(Plotting code records)
>>>
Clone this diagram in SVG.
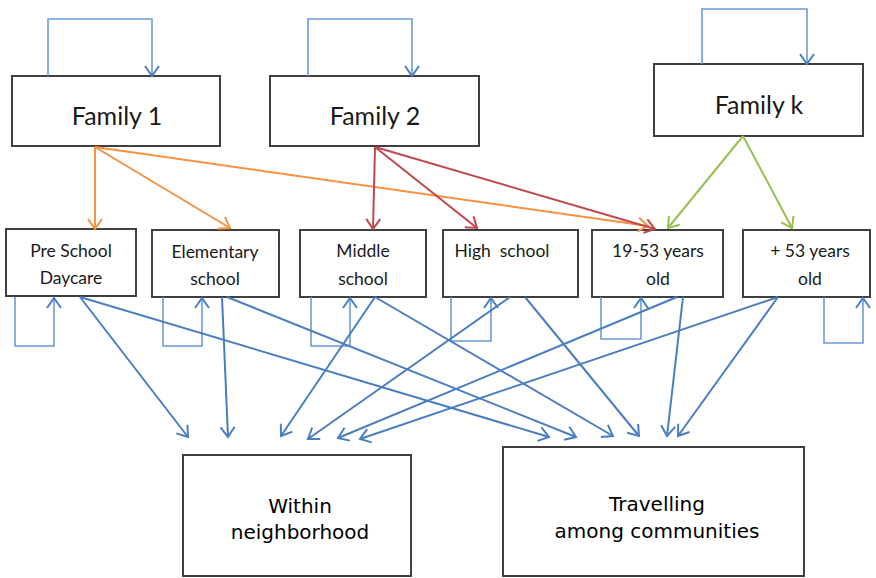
<svg xmlns="http://www.w3.org/2000/svg" width="876" height="578" viewBox="0 0 876 578">
<style>
.box{fill:#ffffff;stroke:#404040;stroke-width:2}
.fam{font-family:Lato,"Open Sans",sans-serif;font-size:25px;fill:#1a1a1a;text-anchor:middle}
.mid{font-family:Lato,"Open Sans",sans-serif;font-size:17.5px;fill:#1a1a1a;text-anchor:middle}
.bot{font-family:"DejaVu Sans","Open Sans",sans-serif;font-size:20px;fill:#000;text-anchor:middle}
.bl{fill:none;stroke:#4a7ec0;stroke-width:2;marker-end:url(#mb)}
.loop{fill:none;stroke:#6b9bd6;stroke-width:1.6;marker-end:url(#mb)}
.or{fill:none;stroke:#f7923f;stroke-width:2;marker-end:url(#mo)}
.rd{fill:none;stroke:#c2474a;stroke-width:2;marker-end:url(#mr)}
.gr{fill:none;stroke:#98c050;stroke-width:2;marker-end:url(#mg)}
</style>
<defs>
<marker id="mb" viewBox="0 0 10 14" refX="10" refY="7" markerWidth="10" markerHeight="14" markerUnits="userSpaceOnUse" orient="auto" overflow="visible"><path d="M0,0 L10,7 L0,14" fill="none" stroke="#4a7ec0" stroke-width="2"/></marker>
<marker id="mo" viewBox="0 0 10 14" refX="10" refY="7" markerWidth="10" markerHeight="14" markerUnits="userSpaceOnUse" orient="auto" overflow="visible"><path d="M0,0 L10,7 L0,14" fill="none" stroke="#f7923f" stroke-width="2"/></marker>
<marker id="mr" viewBox="0 0 10 14" refX="10" refY="7" markerWidth="10" markerHeight="14" markerUnits="userSpaceOnUse" orient="auto" overflow="visible"><path d="M0,0 L10,7 L0,14" fill="none" stroke="#c2474a" stroke-width="2"/></marker>
<marker id="mg" viewBox="0 0 10 14" refX="10" refY="7" markerWidth="10" markerHeight="14" markerUnits="userSpaceOnUse" orient="auto" overflow="visible"><path d="M0,0 L10,7 L0,14" fill="none" stroke="#98c050" stroke-width="2"/></marker>
</defs>
<rect width="876" height="578" fill="#ffffff"/>
<g id="family1"><rect class="box" x="12" y="76" width="208" height="70"/><text class="fam" x="117" y="125">Family 1</text></g>
<g id="family2"><rect class="box" x="270" y="76" width="209" height="70"/><text class="fam" x="375" y="125">Family 2</text></g>
<g id="familyk"><rect class="box" x="654" y="64" width="209" height="72"/><text class="fam" x="759" y="114">Family k</text></g>
<g id="preschool"><rect class="box" x="6" y="229" width="130" height="67"/><text class="mid" x="71" y="257">Pre School</text><text class="mid" x="71" y="284">Daycare</text></g>
<g id="elementary"><rect class="box" x="152" y="230" width="127" height="67"/><text class="mid" x="215" y="258">Elementary</text><text class="mid" x="215" y="285">school</text></g>
<g id="middle"><rect class="box" x="300" y="230" width="126" height="67"/><text class="mid" x="363" y="257">Middle</text><text class="mid" x="363" y="285">school</text></g>
<g id="high"><rect class="box" x="443" y="230" width="135" height="67"/><text class="mid" x="502" y="257" xml:space="preserve">High  school</text></g>
<g id="age19"><rect class="box" x="592" y="230" width="131" height="67"/><text class="mid" x="658" y="257">19-53 years</text><text class="mid" x="658" y="285">old</text></g>
<g id="age53"><rect class="box" x="743" y="230" width="127" height="67"/><text class="mid" x="810" y="257">+ 53 years</text><text class="mid" x="810" y="285">old</text></g>
<g id="within"><rect class="box" x="183" y="455" width="228" height="121"/><text class="bot" x="300" y="513">Within</text><text class="bot" x="300" y="539">neighborhood</text></g>
<g id="travelling"><rect class="box" x="503" y="447" width="301" height="129"/><text class="bot" x="657" y="511" font-size="23">Travelling</text><text class="bot" x="657" y="538" font-size="23">among communities</text></g>
<g id="connectors">
<path class="loop" d="M48,76 V19 H152 V76"/>
<path class="loop" d="M308,76 V19 H412 V76"/>
<path class="loop" d="M702,64 V9 H807 V64"/>
<path class="loop" d="M15,297 V346 H54 V298"/>
<path class="loop" d="M163,297 V346 H202 V298"/>
<path class="loop" d="M311,297 V346 H350 V298"/>
<path class="loop" d="M451,297 V341 H491 V298"/>
<path class="loop" d="M601,297 V339 H641 V298"/>
<path class="loop" d="M824,297 V343 H863 V298"/>
<path class="or" d="M95,147 L95,229"/>
<path class="or" d="M95,147 L230,228"/>
<path class="or" d="M95,147 L648,226"/>
<path class="rd" d="M375,147 L373,229"/>
<path class="rd" d="M375,147 L477,228"/>
<path class="rd" d="M375,147 L655,229"/>
<path class="gr" d="M743,136 L668,228"/>
<path class="gr" d="M743,136 L792,228"/>
<path class="bl" d="M80,297 L188,437"/>
<path class="bl" d="M80,297 L549,437"/>
<path class="bl" d="M222,297 L228,437"/>
<path class="bl" d="M227,297 L576,437"/>
<path class="bl" d="M375,297 L281,436"/>
<path class="bl" d="M375,297 L613,436"/>
<path class="bl" d="M510,297 L308,439"/>
<path class="bl" d="M525,297 L639,436"/>
<path class="bl" d="M677,297 L338,438"/>
<path class="bl" d="M683,297 L667,436"/>
<path class="bl" d="M778,297 L360,439"/>
<path class="bl" d="M778,297 L678,436"/>
</g>
</svg>
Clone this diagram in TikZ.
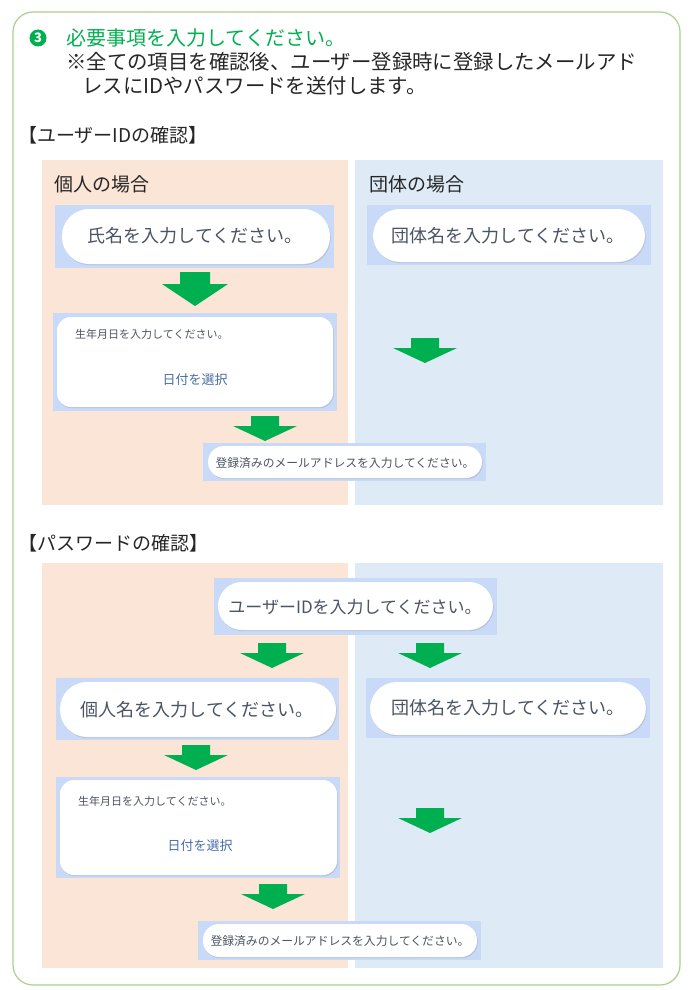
\documentclass[tikz,border=0pt]{standalone}
\usepackage{fontspec}
\setmainfont{Noto Sans CJK JP}
\usetikzlibrary{shadows}
\definecolor{tgreen}{HTML}{00B050}
\definecolor{frameg}{HTML}{A9D18E}
\definecolor{pinkbg}{HTML}{FBE5D6}
\definecolor{bluebg}{HTML}{DEEBF7}
\definecolor{lblue}{HTML}{C9DAF8}
\definecolor{tgray}{HTML}{4A5463}
\definecolor{linkb}{HTML}{4A6DA7}
\begin{document}
\begin{tikzpicture}[x=1pt,y=-1pt,
  pill/.style={fill=white,draw=none,rounded corners=#1,inner sep=0,
    drop shadow={opacity=0.25,shadow xshift=0.8pt,shadow yshift=-1.2pt}},
  ptext/.style={text=tgray,font=\fontsize{#1}{#1}\selectfont,inner sep=0},
  arr/.pic={\fill[tgreen] (-15,0) -- (15,0) -- (15,12) -- (33,12) -- (0,34) -- (-33,12) -- (-15,12) -- cycle;},
  sarr/.pic={\fill[tgreen] (-14,0) -- (14,0) -- (14,10) -- (32,10) -- (0,25) -- (-32,10) -- (-14,10) -- cycle;}
]
\useasboundingbox (0,0) rectangle (690,990);
\fill[white] (0,0) rectangle (690,990);
\draw[frameg,line width=1.2pt,rounded corners=20] (13,12) rectangle (680,985);
% header
\node[circle,fill=tgreen,text=white,inner sep=0,minimum size=17pt,font=\fontsize{13}{13}\selectfont\bfseries] (c3) at (38,38) {3};
\node[anchor=west,inner sep=0,text=tgreen,font=\fontsize{20}{20}\selectfont] (t1) at (66,38) {必要事項を入力してください。};
\node[anchor=west,inner sep=0,text=black!85,font=\fontsize{20.4}{20}\selectfont] (t2) at (66,62) {※全ての項目を確認後、ユーザー登録時に登録したメールアド};
\node[anchor=west,inner sep=0,text=black!85,font=\fontsize{20.4}{20}\selectfont] (t3) at (82,86) {レスにIDやパスワードを送付します。};
% section 1
\node[anchor=west,inner sep=0,text=black!85,font=\fontsize{19}{19}\selectfont] (s1) at (18,135) {【ユーザーIDの確認】};
\fill[pinkbg] (42,160) rectangle (348,505);
\fill[bluebg] (355,160) rectangle (663,505);
\node[anchor=west,inner sep=0,text=black!85,font=\fontsize{19}{19}\selectfont] (h1) at (54,184) {個人の場合};
\node[anchor=west,inner sep=0,text=black!85,font=\fontsize{19}{19}\selectfont] (h2) at (369,184) {団体の場合};
% name boxes
\fill[lblue] (55,205) rectangle (334,268);
\fill[pill=27] (62,209) rectangle (330,264);
\node[ptext=18] (n1) at (195,236) {氏名を入力してください。};
\fill[lblue] (367,205) rectangle (651,265);
\fill[pill=27] (373,209) rectangle (645,262);
\node[ptext=18] (g1) at (508,236) {団体名を入力してください。};
\pic at (195,272) {arr};
% birthday
\fill[lblue] (53,313) rectangle (337,411);
\fill[pill=14] (57,317) rectangle (333,407);
\node[anchor=west,ptext=11] (b1) at (75,334) {生年月日を入力してください。};
\node[text=linkb,inner sep=0,font=\fontsize{13}{13}\selectfont] (d1) at (195,380) {日付を選択};
\pic at (425,338) {sarr};
\pic at (265,416) {sarr};
% email
\fill[lblue] (203,443) rectangle (486,481);
\fill[pill=16] (208,446) rectangle (482,478);
\node[ptext=11.8] (e1) at (345,463) {登録済みのメールアドレスを入力してください。};
% section 2
\node[anchor=west,inner sep=0,text=black!85,font=\fontsize{19}{19}\selectfont] (s2) at (18,543) {【パスワードの確認】};
\fill[pinkbg] (42,563) rectangle (348,968);
\fill[bluebg] (355,563) rectangle (663,968);
\fill[lblue] (214,578) rectangle (497,635);
\fill[pill=24] (218,582) rectangle (493,630);
\node[ptext=17] (u1) at (355,607) {ユーザーIDを入力してください。};
\pic at (272,643) {sarr};
\pic at (430,643) {sarr};
\fill[lblue] (56,678) rectangle (339,740);
\fill[pill=27] (60,682) rectangle (336,737);
\node[ptext=18] (n2) at (197,710) {個人名を入力してください。};
\fill[lblue] (366,678) rectangle (650,738);
\fill[pill=27] (370,682) rectangle (646,735);
\node[ptext=18] (g2) at (508,708) {団体名を入力してください。};
\pic at (196,745) {sarr};
\fill[lblue] (56,777) rectangle (340,878);
\fill[pill=14] (60,780) rectangle (337,875);
\node[anchor=west,ptext=11] (b2) at (78,801) {生年月日を入力してください。};
\node[text=linkb,inner sep=0,font=\fontsize{13}{13}\selectfont] (d2) at (200,846) {日付を選択};
\pic at (430,808) {sarr};
\pic at (273,884) {sarr};
\fill[lblue] (198,921) rectangle (481,960);
\fill[pill=16] (203,924) rectangle (477,957);
\node[ptext=11.8] (e2) at (340,941) {登録済みのメールアドレスを入力してください。};
\end{tikzpicture}
\end{document}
<<<
Task to carry out — Copy out each line of the records where the string "this" appears.

Answer to the problem —
Clone this diagram in SVG.
Clone this diagram in TikZ.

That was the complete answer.